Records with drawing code
__________
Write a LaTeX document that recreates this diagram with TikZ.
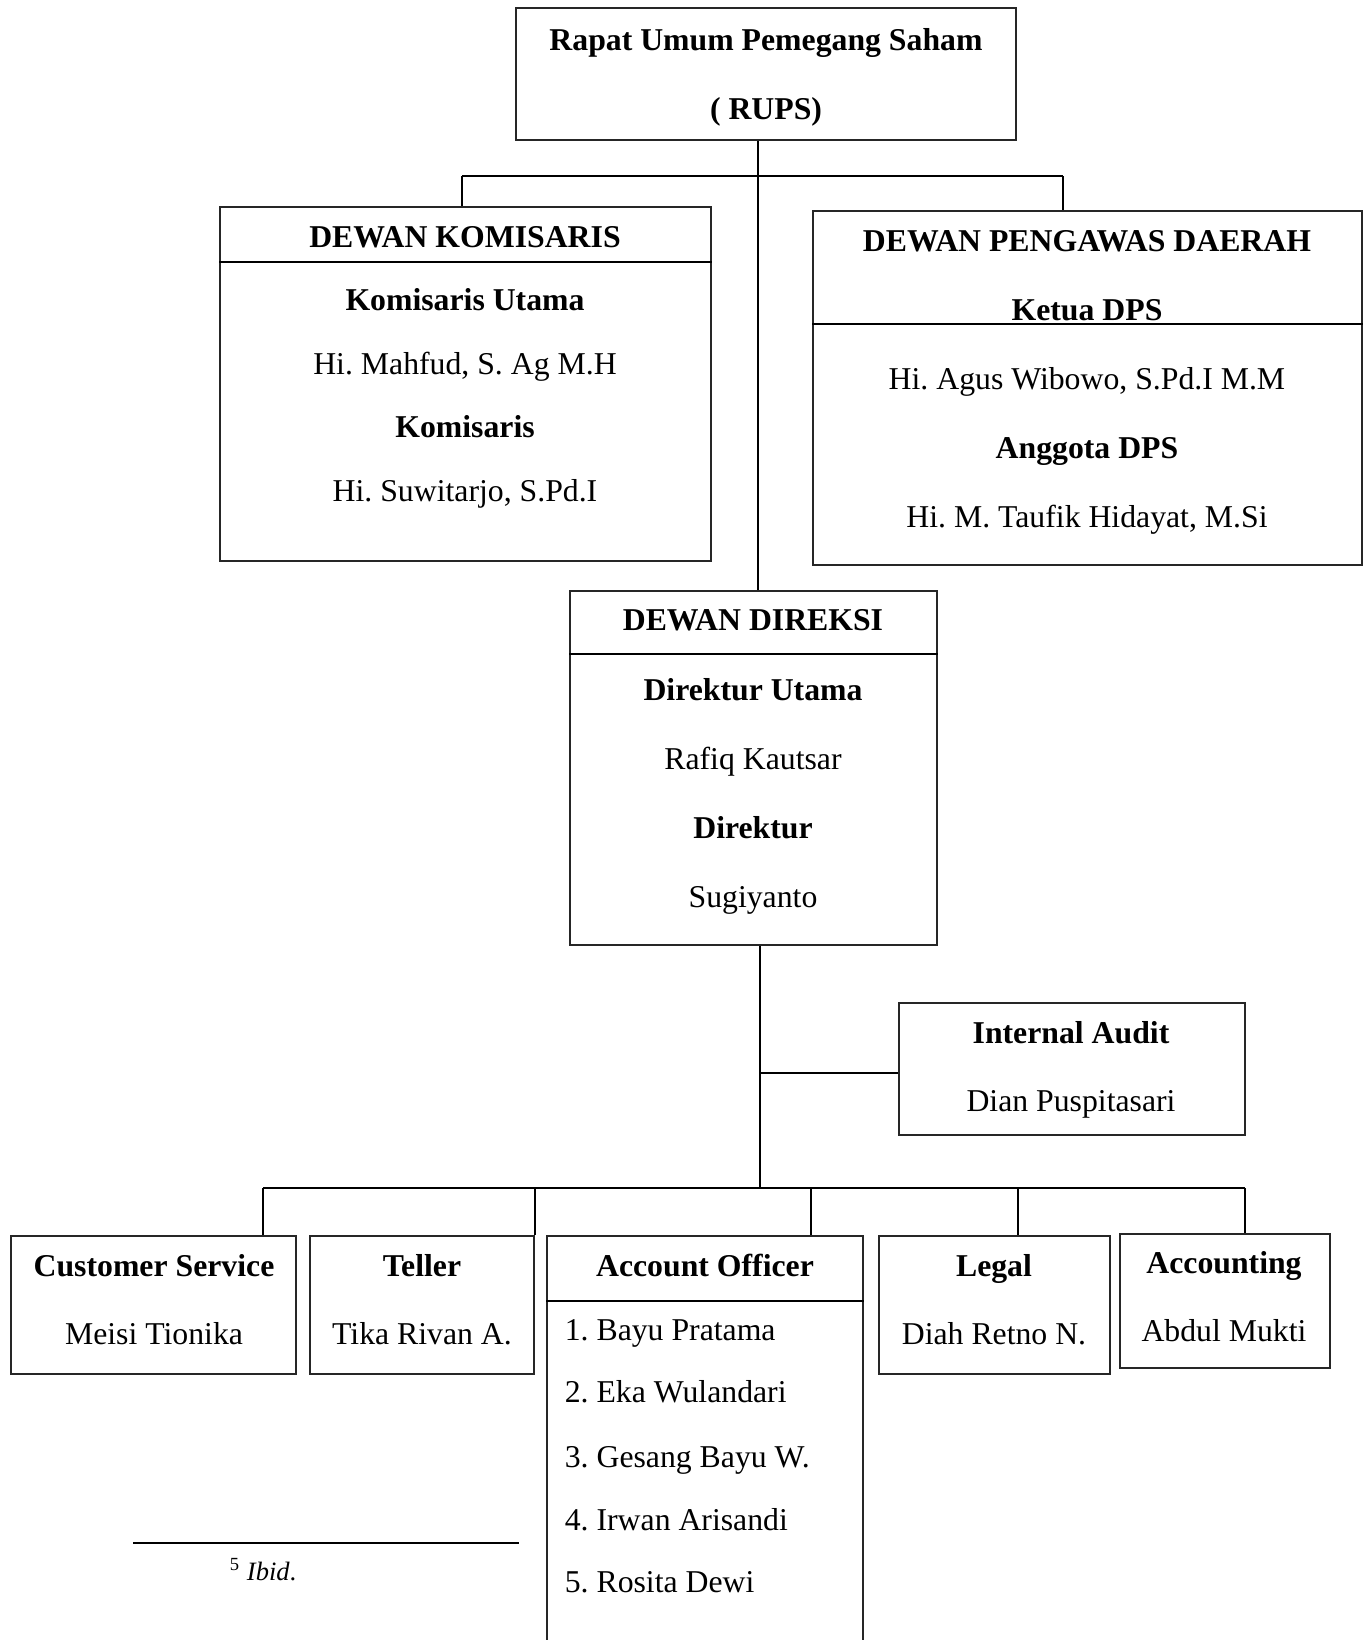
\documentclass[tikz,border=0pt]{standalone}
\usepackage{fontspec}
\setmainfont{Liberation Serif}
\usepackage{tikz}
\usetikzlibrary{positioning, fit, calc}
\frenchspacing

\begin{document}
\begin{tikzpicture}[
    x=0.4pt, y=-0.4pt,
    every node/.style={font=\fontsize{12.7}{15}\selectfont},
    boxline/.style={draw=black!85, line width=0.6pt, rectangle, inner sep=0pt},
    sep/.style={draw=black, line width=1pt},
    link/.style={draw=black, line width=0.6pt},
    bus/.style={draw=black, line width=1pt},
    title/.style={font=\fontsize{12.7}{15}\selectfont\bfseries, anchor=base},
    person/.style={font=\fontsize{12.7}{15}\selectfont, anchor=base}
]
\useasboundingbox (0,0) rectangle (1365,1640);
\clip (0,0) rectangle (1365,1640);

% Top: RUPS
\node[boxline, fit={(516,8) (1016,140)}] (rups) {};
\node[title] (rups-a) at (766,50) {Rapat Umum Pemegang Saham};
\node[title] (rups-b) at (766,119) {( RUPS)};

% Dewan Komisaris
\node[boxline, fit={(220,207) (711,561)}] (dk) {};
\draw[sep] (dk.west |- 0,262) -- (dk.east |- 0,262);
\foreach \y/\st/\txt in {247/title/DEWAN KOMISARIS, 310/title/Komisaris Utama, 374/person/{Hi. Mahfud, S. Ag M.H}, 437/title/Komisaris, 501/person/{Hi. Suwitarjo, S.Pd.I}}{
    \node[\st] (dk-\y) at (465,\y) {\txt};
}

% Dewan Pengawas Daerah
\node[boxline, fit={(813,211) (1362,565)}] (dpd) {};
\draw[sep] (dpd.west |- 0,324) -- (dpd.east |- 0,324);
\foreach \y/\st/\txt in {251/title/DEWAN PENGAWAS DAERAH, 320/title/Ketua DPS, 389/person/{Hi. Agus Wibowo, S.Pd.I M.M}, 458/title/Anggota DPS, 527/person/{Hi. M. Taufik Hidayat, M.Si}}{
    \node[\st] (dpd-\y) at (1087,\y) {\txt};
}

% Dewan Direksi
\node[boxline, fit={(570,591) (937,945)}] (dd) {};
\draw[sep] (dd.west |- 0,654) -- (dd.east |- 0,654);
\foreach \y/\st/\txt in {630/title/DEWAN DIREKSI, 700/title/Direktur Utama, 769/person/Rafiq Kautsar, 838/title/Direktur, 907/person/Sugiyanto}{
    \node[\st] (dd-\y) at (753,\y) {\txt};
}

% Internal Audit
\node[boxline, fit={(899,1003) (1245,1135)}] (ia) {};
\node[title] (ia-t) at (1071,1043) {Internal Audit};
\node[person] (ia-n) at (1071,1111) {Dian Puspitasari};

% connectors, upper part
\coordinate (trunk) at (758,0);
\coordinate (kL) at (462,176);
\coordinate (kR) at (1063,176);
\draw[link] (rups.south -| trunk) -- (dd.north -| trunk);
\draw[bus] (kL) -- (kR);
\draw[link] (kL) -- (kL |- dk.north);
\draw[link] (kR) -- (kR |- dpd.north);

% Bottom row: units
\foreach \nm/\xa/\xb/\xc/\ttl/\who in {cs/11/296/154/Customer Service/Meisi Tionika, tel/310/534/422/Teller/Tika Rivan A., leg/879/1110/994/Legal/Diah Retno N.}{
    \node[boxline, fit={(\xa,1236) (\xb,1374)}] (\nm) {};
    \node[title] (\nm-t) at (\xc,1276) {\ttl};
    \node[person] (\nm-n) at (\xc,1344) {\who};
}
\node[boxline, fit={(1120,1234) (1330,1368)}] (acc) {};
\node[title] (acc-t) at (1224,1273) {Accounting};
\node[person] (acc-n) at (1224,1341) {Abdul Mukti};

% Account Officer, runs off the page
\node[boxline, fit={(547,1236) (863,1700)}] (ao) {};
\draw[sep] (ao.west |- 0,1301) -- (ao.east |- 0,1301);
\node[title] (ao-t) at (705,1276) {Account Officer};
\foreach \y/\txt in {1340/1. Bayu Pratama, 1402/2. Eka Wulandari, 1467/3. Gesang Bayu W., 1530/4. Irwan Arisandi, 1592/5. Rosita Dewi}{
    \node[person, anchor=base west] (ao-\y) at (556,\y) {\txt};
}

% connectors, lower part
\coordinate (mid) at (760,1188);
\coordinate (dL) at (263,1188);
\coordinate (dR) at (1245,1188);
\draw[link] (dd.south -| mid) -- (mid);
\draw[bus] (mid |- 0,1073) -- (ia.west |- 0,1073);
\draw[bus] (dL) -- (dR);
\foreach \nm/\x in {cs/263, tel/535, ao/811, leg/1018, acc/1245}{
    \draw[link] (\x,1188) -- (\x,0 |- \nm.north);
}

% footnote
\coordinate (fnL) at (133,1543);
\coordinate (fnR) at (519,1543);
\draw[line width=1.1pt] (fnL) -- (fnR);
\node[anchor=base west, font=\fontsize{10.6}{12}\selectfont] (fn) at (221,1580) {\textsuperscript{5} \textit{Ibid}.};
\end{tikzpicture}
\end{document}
__________
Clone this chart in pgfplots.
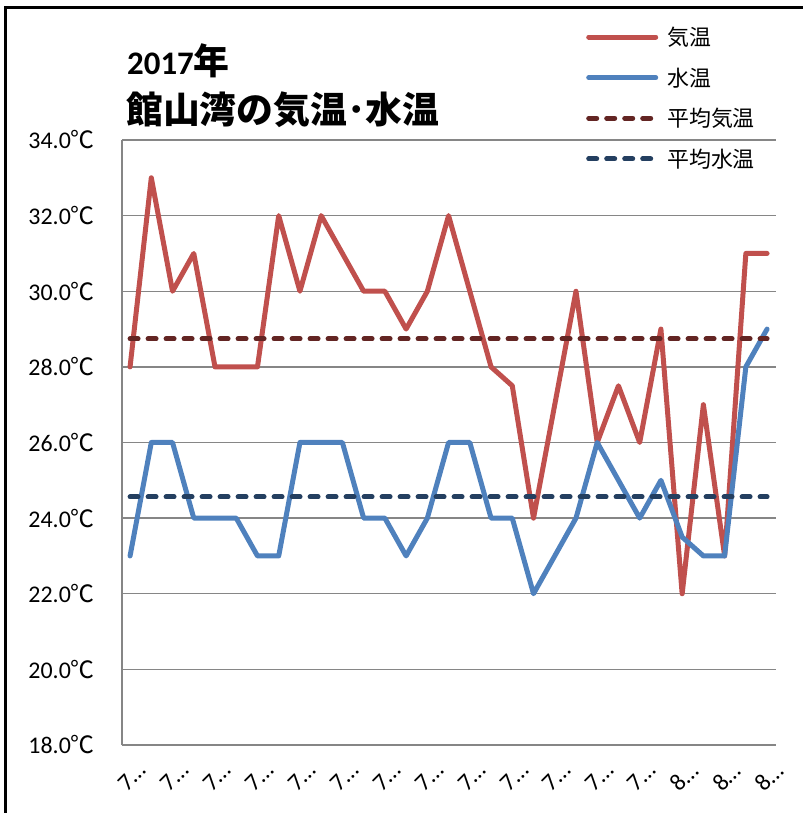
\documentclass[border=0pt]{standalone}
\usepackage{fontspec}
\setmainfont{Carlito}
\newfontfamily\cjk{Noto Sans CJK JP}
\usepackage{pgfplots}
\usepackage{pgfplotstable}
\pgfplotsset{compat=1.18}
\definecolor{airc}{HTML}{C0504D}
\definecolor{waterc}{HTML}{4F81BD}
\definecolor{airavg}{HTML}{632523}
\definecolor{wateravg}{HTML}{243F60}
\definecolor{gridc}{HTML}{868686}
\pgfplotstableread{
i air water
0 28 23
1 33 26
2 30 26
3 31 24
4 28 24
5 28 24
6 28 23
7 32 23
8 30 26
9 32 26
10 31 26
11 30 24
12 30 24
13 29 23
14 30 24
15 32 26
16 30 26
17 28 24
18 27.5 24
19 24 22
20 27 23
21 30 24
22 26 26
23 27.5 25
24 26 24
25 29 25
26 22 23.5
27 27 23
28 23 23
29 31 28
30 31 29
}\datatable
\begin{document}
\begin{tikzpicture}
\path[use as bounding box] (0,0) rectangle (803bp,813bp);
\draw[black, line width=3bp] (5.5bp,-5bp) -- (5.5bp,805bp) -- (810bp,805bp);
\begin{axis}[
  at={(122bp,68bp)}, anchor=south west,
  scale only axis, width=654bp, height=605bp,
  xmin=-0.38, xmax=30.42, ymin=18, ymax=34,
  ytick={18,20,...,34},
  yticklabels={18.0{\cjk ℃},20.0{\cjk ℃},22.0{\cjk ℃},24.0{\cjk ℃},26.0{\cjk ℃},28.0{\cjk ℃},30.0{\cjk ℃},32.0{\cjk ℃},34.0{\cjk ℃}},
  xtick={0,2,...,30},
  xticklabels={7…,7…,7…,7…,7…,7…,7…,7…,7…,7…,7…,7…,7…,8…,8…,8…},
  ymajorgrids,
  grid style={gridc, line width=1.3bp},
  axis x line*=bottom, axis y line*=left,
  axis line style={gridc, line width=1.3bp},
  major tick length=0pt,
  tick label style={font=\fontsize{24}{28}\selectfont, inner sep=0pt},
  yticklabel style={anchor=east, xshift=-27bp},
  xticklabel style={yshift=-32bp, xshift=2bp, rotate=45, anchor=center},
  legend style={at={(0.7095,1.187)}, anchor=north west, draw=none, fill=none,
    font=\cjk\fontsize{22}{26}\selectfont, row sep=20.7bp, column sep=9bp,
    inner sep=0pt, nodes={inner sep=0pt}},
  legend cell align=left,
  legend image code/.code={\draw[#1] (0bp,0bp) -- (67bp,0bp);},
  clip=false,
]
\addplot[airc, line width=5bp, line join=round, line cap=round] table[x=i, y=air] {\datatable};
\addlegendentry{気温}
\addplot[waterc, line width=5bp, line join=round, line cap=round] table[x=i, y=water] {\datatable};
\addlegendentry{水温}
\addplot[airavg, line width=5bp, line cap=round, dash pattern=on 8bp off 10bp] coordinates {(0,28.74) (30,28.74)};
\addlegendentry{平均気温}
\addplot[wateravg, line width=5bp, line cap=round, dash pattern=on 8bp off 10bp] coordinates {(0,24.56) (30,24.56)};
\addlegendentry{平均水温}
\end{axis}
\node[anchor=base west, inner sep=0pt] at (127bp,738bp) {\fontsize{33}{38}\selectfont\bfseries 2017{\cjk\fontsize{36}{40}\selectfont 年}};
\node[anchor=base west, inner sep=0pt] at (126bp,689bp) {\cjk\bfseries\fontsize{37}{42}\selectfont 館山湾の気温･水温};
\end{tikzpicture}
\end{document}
__________
● REQUIRED WORK:
Write out every line of the listing that holds the word "this".

● REPLY TO THE EXERCISE:
Write a LaTeX document that recreates this diagram with TikZ.
Clone this chart in pgfplots.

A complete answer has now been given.